Mike, thanks for the critique. I pondered the front moulding as well as the elongated teardrop for some time before commiting them to wood. In the end, I just did what I wanted. Actually, this gun is a surprise gift for my dad. he doesn't have a smoothbore and I thought he should have one. he will be coming up here in two weeks and i will give it to him then. I also found the wood to be rather bland from the wrist forward but didn't entertain the idea of stain in fear of obliterating the figure in the butt, what kind of stain do you use on walnut??

Cody
 
I use Dithchburn's adam's county stain and Bircwood & Caseys "walnut" stain mixed 50/50. One coat is about right most of the time. Gives walnut that pre '64 winchester color. I also use Jim Klien's stains....seems the golden brown and reddish brown mixed together.....don't have a dilution ratio on those, I just kind of slop them together on a whim. :rolleyes:
Did you fill the pores on that stock? I use rustoleum flat black spray paint after I've got a good finish built up, then I steel wool it all back off again. That helps to give the walnut a little darker appearance with out using any stain. Rambling a bit here..... :yakyak:
 
Mike, where do you get ditchburn stain?. I don't use a filler. I've only used walnut twice now and both times I just put on a coat of finish, sand and repeat until the grain is filled and there are no shiny spots after sanding. You can see in the photo that there are a few spots that weren't quite filled yet. I suspect that is why you asked? Is there a better way?

cody
 
I used to get Ditchburn's stain from Reeves Goehring.
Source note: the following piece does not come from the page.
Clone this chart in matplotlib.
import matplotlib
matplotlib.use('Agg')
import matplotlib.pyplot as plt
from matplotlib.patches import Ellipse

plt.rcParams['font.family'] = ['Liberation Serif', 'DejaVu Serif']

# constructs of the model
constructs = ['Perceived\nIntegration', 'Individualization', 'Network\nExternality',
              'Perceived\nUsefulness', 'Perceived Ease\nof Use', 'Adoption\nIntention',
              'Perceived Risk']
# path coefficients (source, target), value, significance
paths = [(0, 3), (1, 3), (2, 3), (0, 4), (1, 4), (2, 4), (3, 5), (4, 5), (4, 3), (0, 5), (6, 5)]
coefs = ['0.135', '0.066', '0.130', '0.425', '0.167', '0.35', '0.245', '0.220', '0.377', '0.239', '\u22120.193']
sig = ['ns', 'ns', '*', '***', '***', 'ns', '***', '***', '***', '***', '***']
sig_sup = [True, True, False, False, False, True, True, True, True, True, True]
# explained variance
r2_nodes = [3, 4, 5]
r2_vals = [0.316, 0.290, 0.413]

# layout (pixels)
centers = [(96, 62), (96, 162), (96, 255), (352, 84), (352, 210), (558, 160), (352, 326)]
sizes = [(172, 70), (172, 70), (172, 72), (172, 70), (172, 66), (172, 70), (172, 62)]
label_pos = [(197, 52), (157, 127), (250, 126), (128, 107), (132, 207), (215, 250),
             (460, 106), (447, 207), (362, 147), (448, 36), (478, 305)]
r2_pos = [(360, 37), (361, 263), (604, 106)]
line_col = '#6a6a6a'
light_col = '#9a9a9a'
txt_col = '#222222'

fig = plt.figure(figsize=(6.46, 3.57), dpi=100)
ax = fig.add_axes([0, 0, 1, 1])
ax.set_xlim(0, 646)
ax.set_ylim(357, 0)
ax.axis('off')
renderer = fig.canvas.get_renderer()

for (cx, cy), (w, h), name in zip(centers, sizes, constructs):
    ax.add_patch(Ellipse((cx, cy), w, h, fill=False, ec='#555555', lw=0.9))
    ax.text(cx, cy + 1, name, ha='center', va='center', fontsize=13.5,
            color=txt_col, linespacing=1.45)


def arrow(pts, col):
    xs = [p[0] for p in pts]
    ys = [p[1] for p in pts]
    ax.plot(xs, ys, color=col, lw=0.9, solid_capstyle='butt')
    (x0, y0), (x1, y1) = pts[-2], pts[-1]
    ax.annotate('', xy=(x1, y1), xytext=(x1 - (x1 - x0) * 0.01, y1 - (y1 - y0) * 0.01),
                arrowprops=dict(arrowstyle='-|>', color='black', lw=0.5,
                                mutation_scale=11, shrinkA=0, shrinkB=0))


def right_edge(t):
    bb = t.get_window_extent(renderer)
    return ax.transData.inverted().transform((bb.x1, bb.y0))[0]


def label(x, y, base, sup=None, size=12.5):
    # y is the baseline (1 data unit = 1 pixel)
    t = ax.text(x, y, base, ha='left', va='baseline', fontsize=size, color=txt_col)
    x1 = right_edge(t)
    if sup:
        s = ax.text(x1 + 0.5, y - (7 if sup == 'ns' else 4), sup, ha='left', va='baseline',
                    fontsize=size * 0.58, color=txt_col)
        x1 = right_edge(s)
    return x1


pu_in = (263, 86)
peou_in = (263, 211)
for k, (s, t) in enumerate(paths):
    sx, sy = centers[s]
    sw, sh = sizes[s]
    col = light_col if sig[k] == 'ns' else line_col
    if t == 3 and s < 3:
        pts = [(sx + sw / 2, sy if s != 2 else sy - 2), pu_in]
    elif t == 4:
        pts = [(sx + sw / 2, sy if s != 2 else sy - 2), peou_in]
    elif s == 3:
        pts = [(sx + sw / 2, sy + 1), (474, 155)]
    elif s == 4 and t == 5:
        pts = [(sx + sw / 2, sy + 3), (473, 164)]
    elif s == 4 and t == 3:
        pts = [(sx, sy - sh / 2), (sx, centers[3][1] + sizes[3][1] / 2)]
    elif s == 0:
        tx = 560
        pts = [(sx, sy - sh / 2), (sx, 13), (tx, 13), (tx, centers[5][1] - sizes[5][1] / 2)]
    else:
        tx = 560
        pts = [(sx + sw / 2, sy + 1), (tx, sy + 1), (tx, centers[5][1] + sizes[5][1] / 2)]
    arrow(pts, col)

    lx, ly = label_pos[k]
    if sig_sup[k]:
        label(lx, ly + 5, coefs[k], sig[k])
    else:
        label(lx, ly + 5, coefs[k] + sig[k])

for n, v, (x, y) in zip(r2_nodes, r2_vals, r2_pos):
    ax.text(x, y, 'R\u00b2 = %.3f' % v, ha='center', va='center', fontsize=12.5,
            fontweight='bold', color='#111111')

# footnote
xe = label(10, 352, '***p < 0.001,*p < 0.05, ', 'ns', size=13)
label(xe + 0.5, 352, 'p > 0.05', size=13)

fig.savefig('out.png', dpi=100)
I don't know if he even sells it any more. I bought a half a dozen bottles years ago and still have a little left. I'll be out soon. I'll have to get a hold of Jim Klien and have him mix me up some stain that is REAL red one of these days.
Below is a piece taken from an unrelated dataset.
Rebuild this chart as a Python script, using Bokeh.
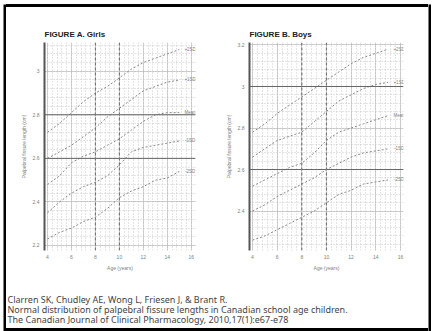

I just noticed that you pores weren't black is all. Just one of those "little things" with me, I like black pores on walnut :youcrazy: Chambers is selling some filler now for walnut, you might give him a call. I believe you dobb it all over the gun and smear it into the wood, then sand it all off after it dries. Beats sanding after every coat anyway.....
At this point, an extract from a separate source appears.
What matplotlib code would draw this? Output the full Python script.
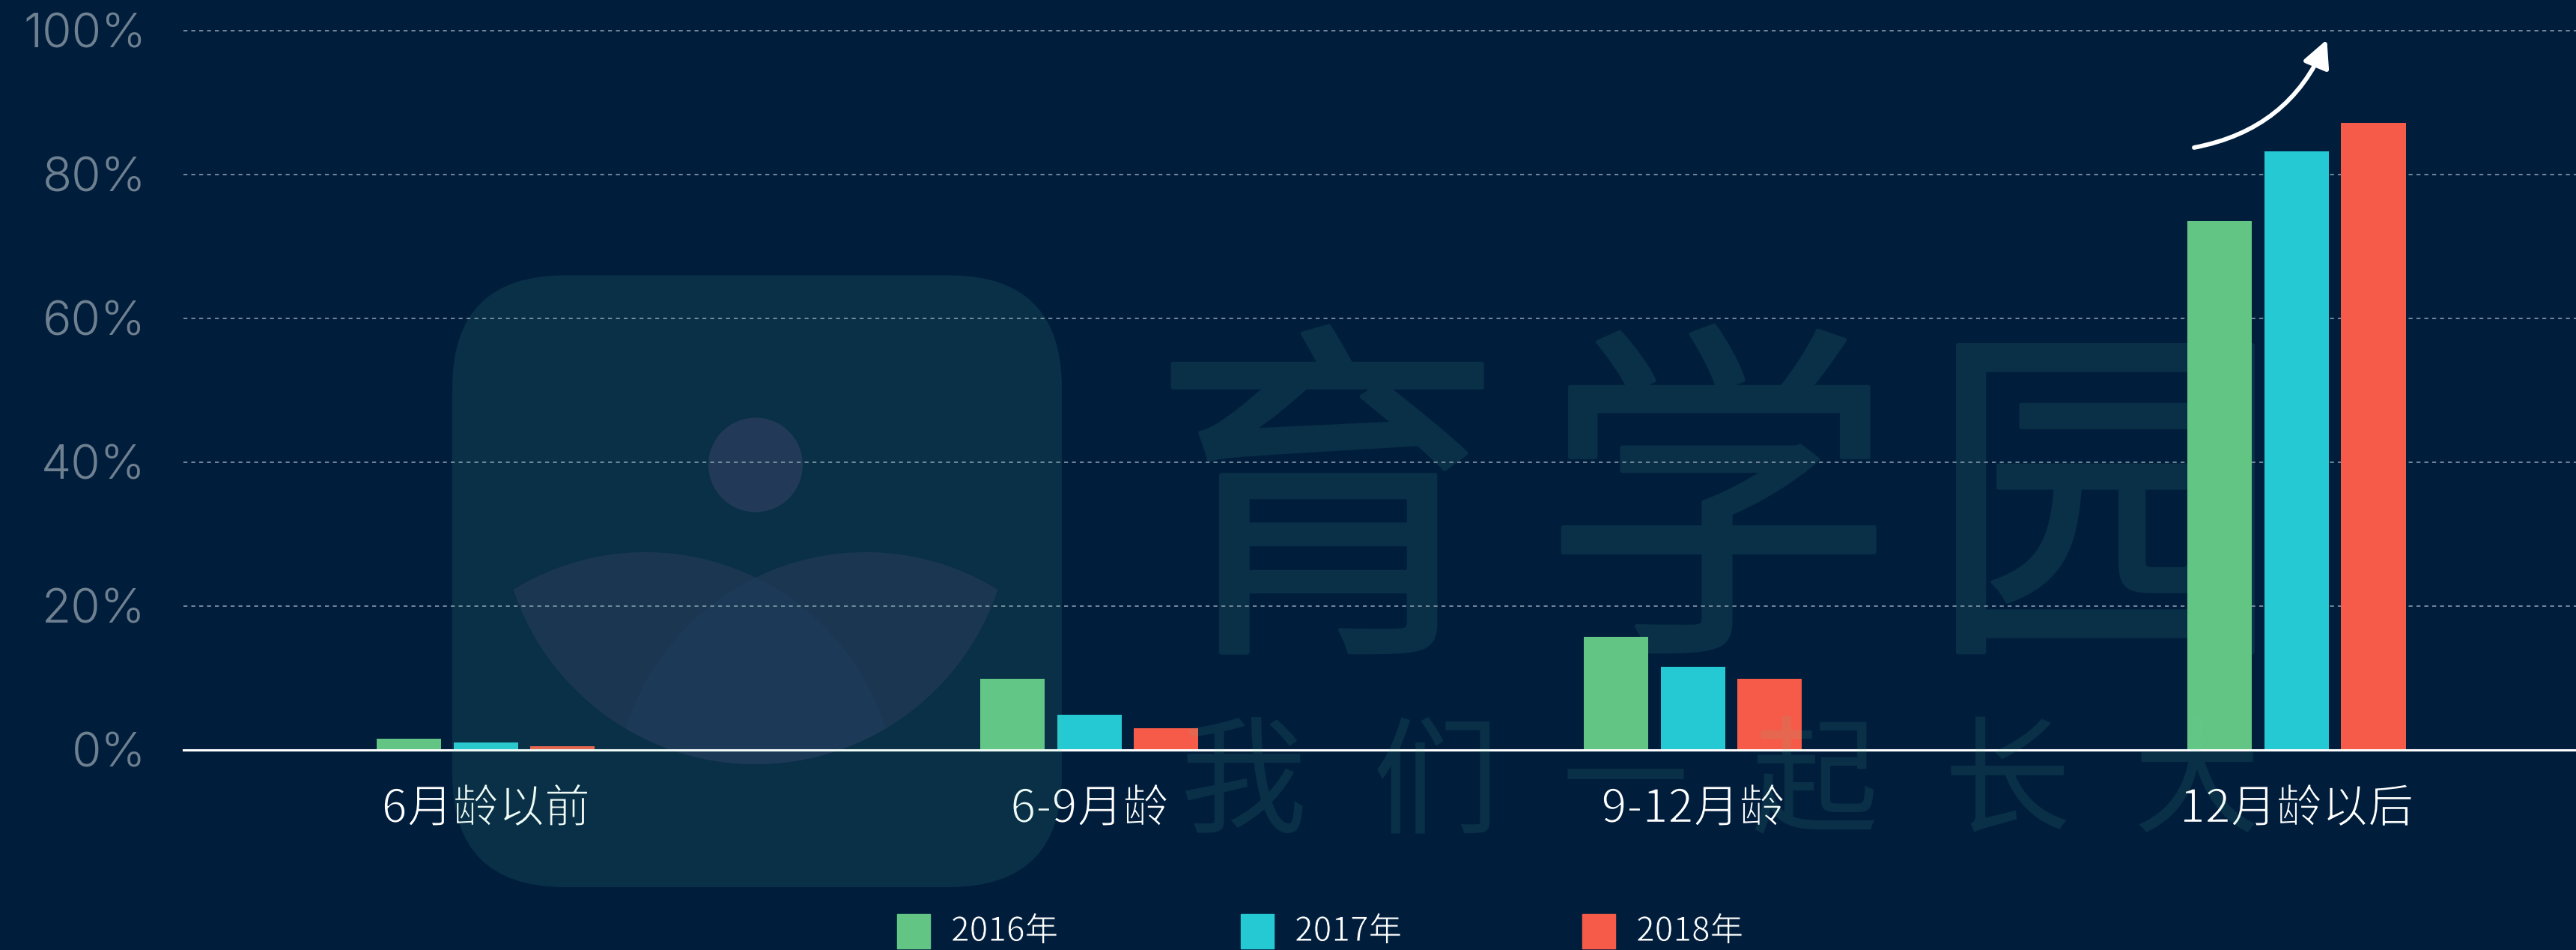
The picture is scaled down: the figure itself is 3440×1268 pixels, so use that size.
import numpy as np
import matplotlib
matplotlib.use('Agg')
import matplotlib.pyplot as plt
import matplotlib.patheffects as pe
from matplotlib.patches import FancyArrowPatch, FancyBboxPatch, Circle, Rectangle, Polygon

plt.rcParams['font.family'] = ['Noto Sans CJK SC', 'DejaVu Sans']

# 数据
categories = ['6月龄以前', '6-9月龄', '9-12月龄', '12月龄以后']
years = ['2016年', '2017年', '2018年']
v2016 = [1.5, 9.85, 15.7, 73.5]
v2017 = [1.0, 4.85, 11.5, 83.2]
v2018 = [0.45, 3.0, 9.85, 87.1]
yticks = [0, 20, 40, 60, 80, 100]
colors = ['#62C584', '#24C9D3', '#F55B48']

BG = '#001E3C'
W, H = 3441, 1268


# 字体没有细体，用背景色描边把笔画收细
class Thin(pe.AbstractPathEffect):
    def __init__(self, lw):
        super().__init__()
        self.lw = lw

    def draw_path(self, renderer, gc, tpath, affine, rgbFace=None):
        renderer.draw_path(gc, tpath, affine, rgbFace)
        gc0 = renderer.new_gc()
        gc0.copy_properties(gc)
        gc0.set_linewidth(self.lw)
        gc0.set_foreground(BG)
        renderer.draw_path(gc0, tpath, affine, None)
        gc0.restore()


def pixel_axes(z):
    a = fig.add_axes([0, 0, 1, 1], zorder=z)
    a.set_xlim(0, W)
    a.set_ylim(H, 0)
    a.axis('off')
    return a


# 两个圆相交的部分
def lens(c1, r1, c2, r2):
    t = np.linspace(0, 2 * np.pi, 1440)
    c1, c2 = np.array(c1), np.array(c2)
    p1 = c1 + r1 * np.c_[np.cos(t), np.sin(t)]
    p2 = c2 + r2 * np.c_[np.cos(t), np.sin(t)]
    pts = np.vstack([p1[np.hypot(*(p1 - c2).T) <= r2], p2[np.hypot(*(p2 - c1).T) <= r1]])
    mid = pts.mean(axis=0)
    return pts[np.argsort(np.arctan2(pts[:, 1] - mid[1], pts[:, 0] - mid[0]))]


fig = plt.figure(figsize=(W / 100, H / 100), dpi=100, facecolor=BG)

# 水印底层
under = pixel_axes(0)
bowl_c, bowl_r = (1009, 679), 341
left_pts = lens(bowl_c, bowl_r, (862, 1073), 336)
right_pts = lens(bowl_c, bowl_r, (1156, 1073), 336)
under.add_patch(Polygon(left_pts, fc='#142549', ec='none'))
under.add_patch(Polygon(right_pts, fc='#142549', ec='none'))
overlap = Polygon(left_pts, fc='#172850', ec='none')
under.add_patch(overlap)
overlap.set_clip_path(Polygon(right_pts, transform=under.transData))
under.add_patch(Circle((1009, 620.5), 63, fc='#1C2950', ec='none'))
for ch, cx in zip('育学园', [1772, 2294, 2811]):
    under.text(cx, 833, ch, fontsize=338, color='#093046', ha='center', va='baseline',
               path_effects=[pe.Stroke(linewidth=4, foreground='#093046', joinstyle='round'), pe.Normal()])

ax = fig.add_axes([245 / W, 1 - 1000.5 / H, 1 - 245 / W, 960 / H], zorder=1)
ax.patch.set_visible(False)
ax.set_xlim(-0.501, 3.464)
ax.set_ylim(0, 100)

# 柱子
x = np.arange(len(categories))
bw = 86 / 806
step = 102.5 / 806
for i, vals in enumerate([v2016, v2017, v2018]):
    ax.bar(x + (i - 1) * step, vals, width=bw, color=colors[i], zorder=3)

# 网格线
for t in yticks[1:]:
    ax.axhline(t, color='#75879A', lw=1.4, ls=(0, (2.7, 2.7)), zorder=1, clip_on=False)
ax.axhline(0, color='white', lw=2.2, zorder=4, clip_on=False)

for s in ax.spines.values():
    s.set_visible(False)
ax.set_xticks(x)
ax.set_xticklabels(categories, fontsize=44, color='white',
                   path_effects=[Thin(1.2)])
ax.set_yticks(yticks)
ax.set_yticklabels([f'{t}%' for t in yticks], fontsize=46, color='#6F8090',
                   family='Inter', fontweight=300)
ax.tick_params(axis='both', length=0)
ax.tick_params(axis='x', pad=35)
ax.tick_params(axis='y', pad=36)

# 箭头
arrow = FancyArrowPatch((2.83, 83.7), (3.05, 98.7), connectionstyle='arc3,rad=0.27',
                        arrowstyle='-|>,head_length=22,head_width=11', color='white',
                        lw=4.2, shrinkA=0, shrinkB=0, zorder=5, mutation_scale=1)
ax.add_patch(arrow)

# 图例
legend_x = [1198, 1657, 2113]
for lx, c, y in zip(legend_x, colors, years):
    fig.add_artist(Rectangle((lx / W, 1 - 1266 / H), 44 / W, 46 / H, color=c,
                             transform=fig.transFigure))
    fig.text((lx + 72) / W, 1 - 1243 / H, y, fontsize=32, color='white', va='center',
             path_effects=[Thin(0.7)])

# 水印上层，半透明盖在柱子和文字上
top = pixel_axes(5)
wm = '#5AD2A0'
top.add_patch(FancyBboxPatch((604, 367.5), 814, 816.5, boxstyle='round,pad=0,rounding_size=150',
                             fc=wm, ec='none', alpha=0.1))
for ch, cx in zip('我们一起长大', [1660, 1918, 2170, 2423, 2680, 2933]):
    top.text(cx, 1098, ch, fontsize=122, color=wm, alpha=0.1, ha='center', va='baseline')

fig.savefig('out.png', dpi=100, facecolor=BG)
Are you going to go out and grind up some skeet with that thing before you give it away? ::
 
Mike, I don't have any experience with fillers but have always been concerned that they may make the wood look, well.......filled. I'ld hate to have the thing end up with the natural grain somehow clouded or obscured. As far as "grinding up skeet" goes, my best success rate for that with any gun is to put them on the ground and smash them with the butt. I DO like to try and am getting a little better but..... I think part of the problem may be that I am trying to learn with a flintlock and am shooting with trap shooters that suggest that I learn with a "real" gun, then go play with "toys". However, I have no desire to shoot ca'tridge or even cap for that matter. I have no intention of shooting it before handing it over. I believe this to be a poor practice as I think it SHOULD be shot first in case some lock performance issue pops up (they usually do). But I don't have any flint to fit it and, in my experience, any performance issues with a Chambers lock will likely be pretty minor.

Cody
 
What is this "grinding up skeet" ????? All I'm able to do with my fowler is miss.... I suppose I do "grind up" leaves and tree limbs.